> **REQUEST**
State how many lines of the listing below include the word "picture". Give only the number.

> **SOURCE MATERIAL**
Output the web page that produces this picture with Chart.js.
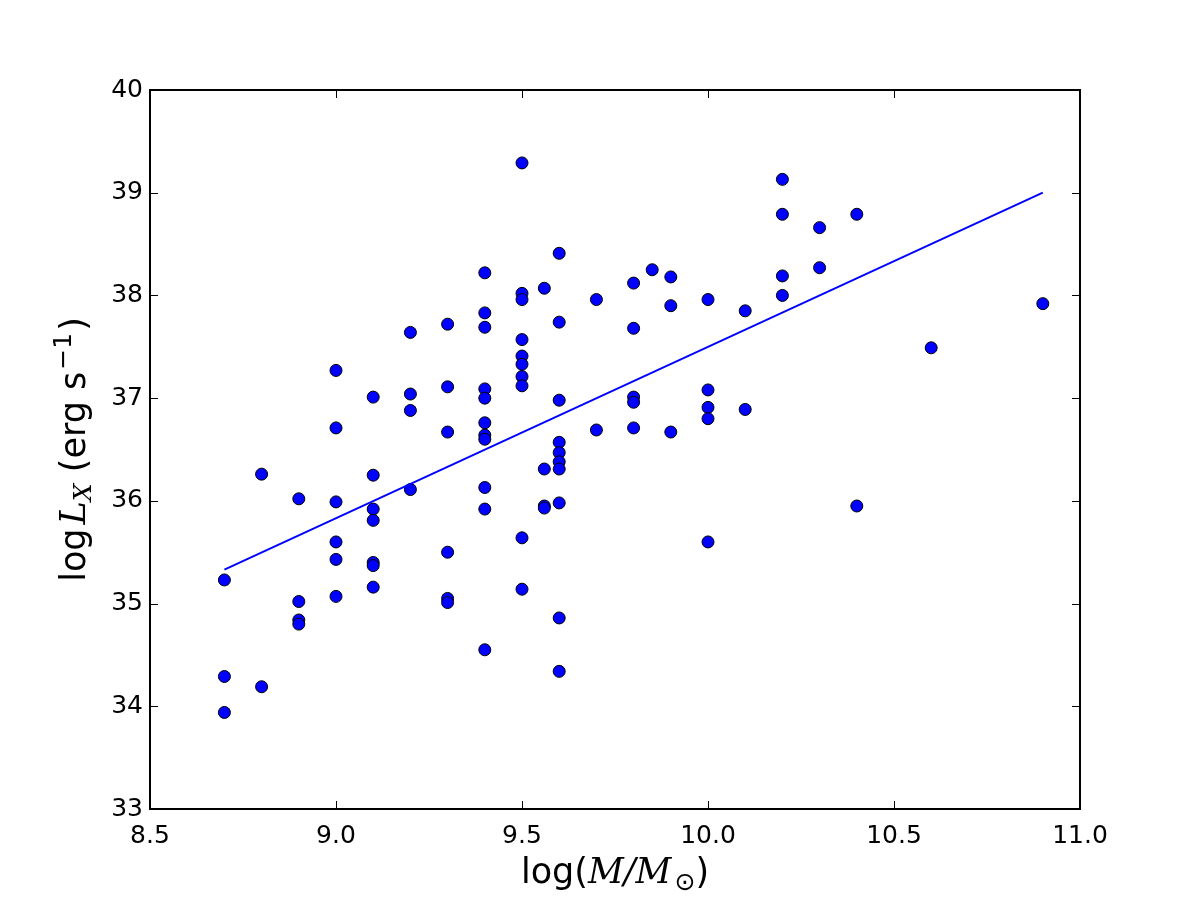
<!DOCTYPE html>
<html>
<head>
<meta charset="utf-8">
<script src="https://cdn.jsdelivr.net/npm/chart.js@4.4.1/dist/chart.umd.min.js"></script>
<style>
  html, body { margin: 0; padding: 0; background: #ffffff; }
  #wrap { width: 1200px; height: 900px; position: relative; }
</style>
</head>
<body>
<div id="wrap"><canvas id="c" width="1200" height="900"></canvas></div>
<script>
// ---- data ----
const massX = [
  8.7, 8.7, 8.7,
  8.8, 8.8,
  8.9, 8.9, 8.9, 8.9,
  9.0, 9.0, 9.0, 9.0, 9.0, 9.0,
  9.1, 9.1, 9.1, 9.1, 9.1, 9.1, 9.1,
  9.2, 9.2, 9.2, 9.2,
  9.3, 9.3, 9.3, 9.3, 9.3, 9.3,
  9.4, 9.4, 9.4, 9.4, 9.4, 9.4, 9.4, 9.4, 9.4, 9.4, 9.4,
  9.5, 9.5, 9.5, 9.5, 9.5, 9.5, 9.5, 9.5, 9.5, 9.5,
  9.56, 9.56, 9.56, 9.56,
  9.6, 9.6, 9.6, 9.6, 9.6, 9.6, 9.6, 9.6, 9.6, 9.6,
  9.7, 9.7,
  9.8, 9.8, 9.8, 9.8, 9.8,
  9.85,
  9.9, 9.9, 9.9,
  10.0, 10.0, 10.0, 10.0, 10.0,
  10.1, 10.1,
  10.2, 10.2, 10.2, 10.2,
  10.3, 10.3,
  10.4, 10.4,
  10.6,
  10.9
];
const logLx = [
  35.23, 34.29, 33.94,
  36.26, 34.19,
  36.02, 35.02, 34.84, 34.80,
  37.27, 36.71, 35.99, 35.60, 35.43, 35.07,
  37.01, 36.25, 35.92, 35.81, 35.40, 35.37, 35.16,
  37.64, 37.04, 36.88, 36.11,
  37.72, 37.11, 36.67, 35.50, 35.05, 35.01,
  38.22, 37.83, 37.69, 37.09, 37.00, 36.76, 36.64, 36.60, 36.13, 35.92, 34.55,
  39.29, 38.02, 37.96, 37.57, 37.41, 37.33, 37.21, 37.12, 35.64, 35.14,
  38.07, 36.31, 35.95, 35.93,
  38.41, 37.74, 36.98, 36.57, 36.47, 36.38, 36.31, 35.98, 34.86, 34.34,
  37.96, 36.69,
  38.12, 37.68, 37.01, 36.96, 36.71,
  38.25,
  38.18, 37.90, 36.67,
  37.96, 37.08, 36.91, 36.80, 35.60,
  37.85, 36.89,
  39.13, 38.79, 38.19, 38.00,
  38.66, 38.27,
  38.79, 35.95,
  37.49,
  37.92
];
const fitX = [8.7, 10.9];
const fitY = [35.33, 39.00];
const xTicks = [8.5, 9.0, 9.5, 10.0, 10.5, 11.0];
const yTicks = [33, 34, 35, 36, 37, 38, 39, 40];
const xLabelParts = ["log(", "M/M", "\u2299", ")"];
const yLabelParts = ["log", "L", "X", " (erg s", "\u22121", ")"];

// ---- build ----
const scatterPts = massX.map((x, i) => ({ x: x, y: logLx[i] }));
const fitPts = fitX.map((x, i) => ({ x: x, y: fitY[i] }));

const SANS = '"DejaVu Sans", sans-serif';
const SERIF = '"DejaVu Serif", serif';

function drawRich(ctx, segs, x, y, align) {
  // segs: [{t, font, dy}]
  let total = 0;
  segs.forEach(s => { ctx.font = s.font; s.w = ctx.measureText(s.t).width; total += s.w + (s.gap || 0); });
  let cx = align === 'center' ? x - total / 2 : x;
  ctx.textBaseline = 'alphabetic';
  ctx.textAlign = 'left';
  segs.forEach(s => {
    ctx.font = s.font;
    ctx.fillText(s.t, cx, y + (s.dy || 0));
    cx += s.w + (s.gap || 0);
  });
}

const framePlugin = {
  id: 'frame',
  afterDatasetsDraw(chart) {
    const { ctx, chartArea: a, scales } = chart;
    ctx.save();
    // inward tick marks on all four sides
    ctx.strokeStyle = '#000';
    ctx.lineWidth = 1;
    const tl = 8;
    xTicks.forEach(v => {
      const px = Math.round(scales.x.getPixelForValue(v)) + 0.5;
      ctx.beginPath();
      ctx.moveTo(px, a.bottom); ctx.lineTo(px, a.bottom - tl);
      ctx.moveTo(px, a.top); ctx.lineTo(px, a.top + tl);
      ctx.stroke();
    });
    yTicks.forEach(v => {
      const py = Math.round(scales.y.getPixelForValue(v)) + 0.5;
      ctx.beginPath();
      ctx.moveTo(a.left, py); ctx.lineTo(a.left + tl, py);
      ctx.moveTo(a.right, py); ctx.lineTo(a.right - tl, py);
      ctx.stroke();
    });
    // frame
    ctx.lineWidth = 2;
    ctx.strokeRect(a.left, a.top, a.right - a.left, a.bottom - a.top);
    ctx.restore();
  },
  afterDraw(chart) {
    const { ctx, chartArea: a } = chart;
    ctx.save();
    ctx.fillStyle = '#000';
    const big = 35, small = 25;
    // x axis label
    drawRich(ctx, [
      { t: xLabelParts[0], font: `${big}px ${SANS}` },
      { t: xLabelParts[1], font: `italic ${big}px ${SERIF}`, gap: 3 },
      { t: xLabelParts[2], font: `${small}px ${SANS}`, dy: 7 },
      { t: xLabelParts[3], font: `${big}px ${SANS}` }
    ], (a.left + a.right) / 2, 883, 'center');
    // y axis label (rotated)
    ctx.translate(85, (a.top + a.bottom) / 2);
    ctx.rotate(-Math.PI / 2);
    drawRich(ctx, [
      { t: yLabelParts[0], font: `${big}px ${SANS}`, gap: 4 },
      { t: yLabelParts[1], font: `italic ${big}px ${SERIF}` },
      { t: yLabelParts[2], font: `italic ${small}px ${SERIF}`, dy: 6 },
      { t: yLabelParts[3], font: `${big}px ${SANS}`, gap: 2 },
      { t: yLabelParts[4], font: `${small}px ${SANS}`, dy: -14, gap: 2 },
      { t: yLabelParts[5], font: `${big}px ${SANS}` }
    ], 0, 0, 'center');
    ctx.restore();
  }
};

new Chart(document.getElementById('c'), {
  type: 'scatter',
  data: {
    datasets: [
      {
        type: 'line',
        label: 'fit',
        data: fitPts,
        borderColor: '#0000ff',
        borderWidth: 2,
        pointRadius: 0,
        fill: false,
        order: 0
      },
      {
        label: 'galaxies',
        data: scatterPts,
        backgroundColor: '#0000ff',
        borderColor: '#000000',
        borderWidth: 1,
        pointRadius: 6,
        pointHoverRadius: 6,
        order: 1
      }
    ]
  },
  options: {
    responsive: false,
    animation: false,
    devicePixelRatio: 1,
    layout: { padding: { left: 0, top: 90, right: 120, bottom: 0 } },
    plugins: { legend: { display: false }, tooltip: { enabled: false } },
    scales: {
      x: {
        type: 'linear',
        min: 8.5, max: 11.0,
        afterBuildTicks: s => { s.ticks = xTicks.map(v => ({ value: v })); },
        afterFit: s => { s.height = 91; },
        grid: { display: false, drawTicks: false },
        border: { display: false },
        ticks: {
          color: '#000',
          padding: 12,
          maxRotation: 0,
          font: { family: 'DejaVu Sans', size: 25 },
          callback: v => Number(v).toFixed(1)
        }
      },
      y: {
        type: 'linear',
        min: 33, max: 40,
        afterBuildTicks: s => { s.ticks = yTicks.map(v => ({ value: v })); },
        afterFit: s => { s.width = 150; },
        grid: { display: false, drawTicks: false },
        border: { display: false },
        ticks: {
          color: '#000',
          padding: 7,
          font: { family: 'DejaVu Sans', size: 25 },
          callback: v => String(v)
        }
      }
    }
  },
  plugins: [framePlugin]
});
</script>
</body>
</html>
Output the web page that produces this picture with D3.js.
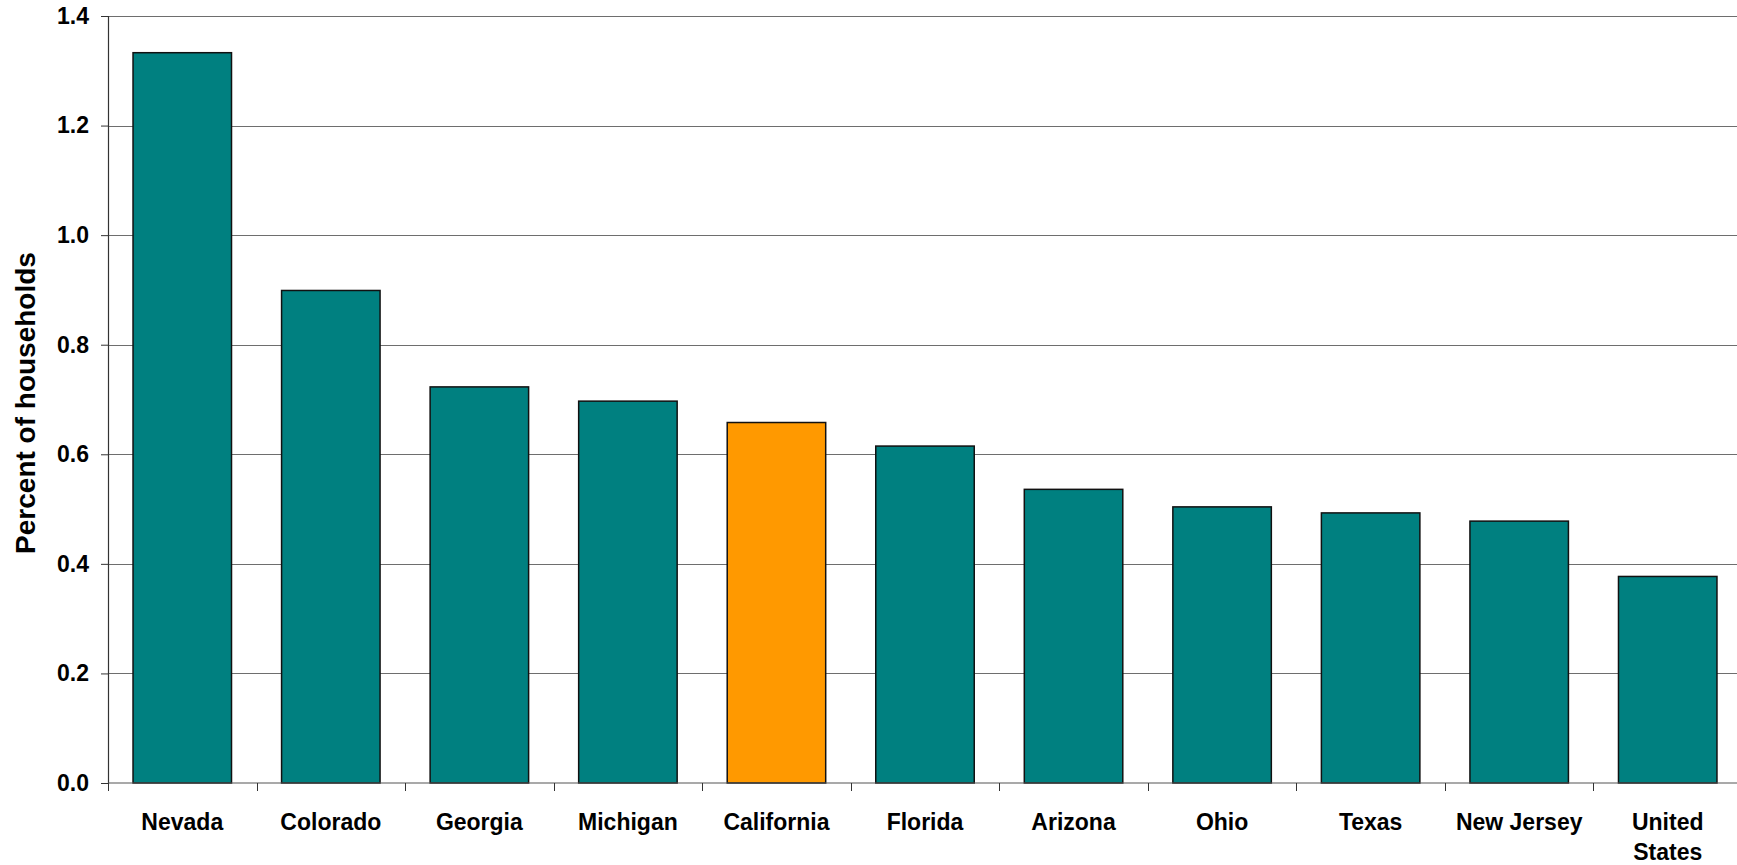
<!DOCTYPE html>
<html>
<head>
<meta charset="utf-8">
<script src="https://cdn.jsdelivr.net/npm/d3@7"></script>
<style>
  html, body { margin: 0; padding: 0; background: #fff; }
  svg { display: block; }
  text { font-family: "Liberation Sans", Arial, sans-serif; font-weight: bold; fill: #000; }
</style>
</head>
<body>
<svg id="chart" width="1737" height="865"></svg>
<script>
// Share of households, by state
const categories = ["Nevada", "Colorado", "Georgia", "Michigan", "California", "Florida",
                    "Arizona", "Ohio", "Texas", "New Jersey", "United States"];
const values = [1.333, 0.899, 0.723, 0.697, 0.658, 0.615, 0.536, 0.504, 0.493, 0.478, 0.377];
const highlighted = ["California"];
const yTicks = [0, 0.2, 0.4, 0.6, 0.8, 1.0, 1.2, 1.4];
const yTitle = "Percent of households";

const W = 1737, H = 865;
const margin = { top: 16, right: -5, bottom: 82, left: 108 };

const svg = d3.select("#chart");

const x = d3.scaleBand()
  .domain(categories)
  .range([margin.left, W - margin.right])
  .paddingInner(0.337)
  .paddingOuter(0.1685);

const y = d3.scaleLinear()
  .domain([0, 1.4])
  .range([H - margin.bottom, margin.top]);

// horizontal gridlines
svg.append("g")
  .selectAll("line")
  .data(yTicks.filter(d => d > 0))
  .join("line")
  .attr("x1", margin.left)
  .attr("x2", W)
  .attr("y1", d => Math.round(y(d)) + 0.5)
  .attr("y2", d => Math.round(y(d)) + 0.5)
  .attr("stroke", "#6e6e6e")
  .attr("stroke-width", 1);

// bars
svg.append("g")
  .selectAll("rect")
  .data(categories.map((c, i) => ({ c, v: values[i] })))
  .join("rect")
  .attr("x", d => x(d.c))
  .attr("y", d => y(d.v))
  .attr("width", x.bandwidth())
  .attr("height", d => y(0) - y(d.v))
  .attr("fill", d => highlighted.includes(d.c) ? "#FF9900" : "#008080")
  .attr("stroke", "#111")
  .attr("stroke-width", 1.5);

// y axis
const yAxis = svg.append("g")
  .attr("transform", `translate(${margin.left},0)`)
  .call(d3.axisLeft(y).tickValues(yTicks).tickFormat(d3.format(".1f"))
    .tickSize(7).tickPadding(12));
yAxis.select(".domain").attr("stroke", "#333").attr("stroke-width", 1.2);
yAxis.selectAll(".tick line").attr("stroke", "#333");
yAxis.selectAll("text")
  .style("font-family", "'Liberation Sans', Arial, sans-serif")
  .style("font-weight", "bold")
  .style("font-size", "23px")
  .attr("fill", "#000");

// x axis baseline and category dividers
const base = y(0);
svg.append("line")
  .attr("x1", margin.left).attr("x2", W)
  .attr("y1", base).attr("y2", base)
  .attr("stroke", "#555").attr("stroke-width", 1.2);

const step = x.step();
svg.append("g")
  .selectAll("line")
  .data(d3.range(categories.length + 1))
  .join("line")
  .attr("x1", i => Math.round(margin.left + i * step) + 0.5)
  .attr("x2", i => Math.round(margin.left + i * step) + 0.5)
  .attr("y1", base)
  .attr("y2", base + 8)
  .attr("stroke", "#333");

// category labels (wrap two-word "United States")
const labels = svg.append("g")
  .selectAll("text")
  .data(categories)
  .join("text")
  .attr("x", d => x(d) + x.bandwidth() / 2)
  .attr("y", base + 47)
  .attr("text-anchor", "middle")
  .style("font-size", "23px");

labels.each(function(d) {
  const t = d3.select(this);
  const lines = d === "United States" ? ["United", "States"] : [d];
  lines.forEach((ln, i) => {
    t.append("tspan")
      .attr("x", x(d) + x.bandwidth() / 2)
      .attr("dy", i === 0 ? 0 : 30)
      .text(ln);
  });
});

// y axis title
svg.append("text")
  .attr("transform", "translate(35,403) rotate(-90)")
  .attr("text-anchor", "middle")
  .style("font-size", "28px")
  .text(yTitle);
</script>
</body>
</html>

> **ANSWER TO THE EXERCISE**
2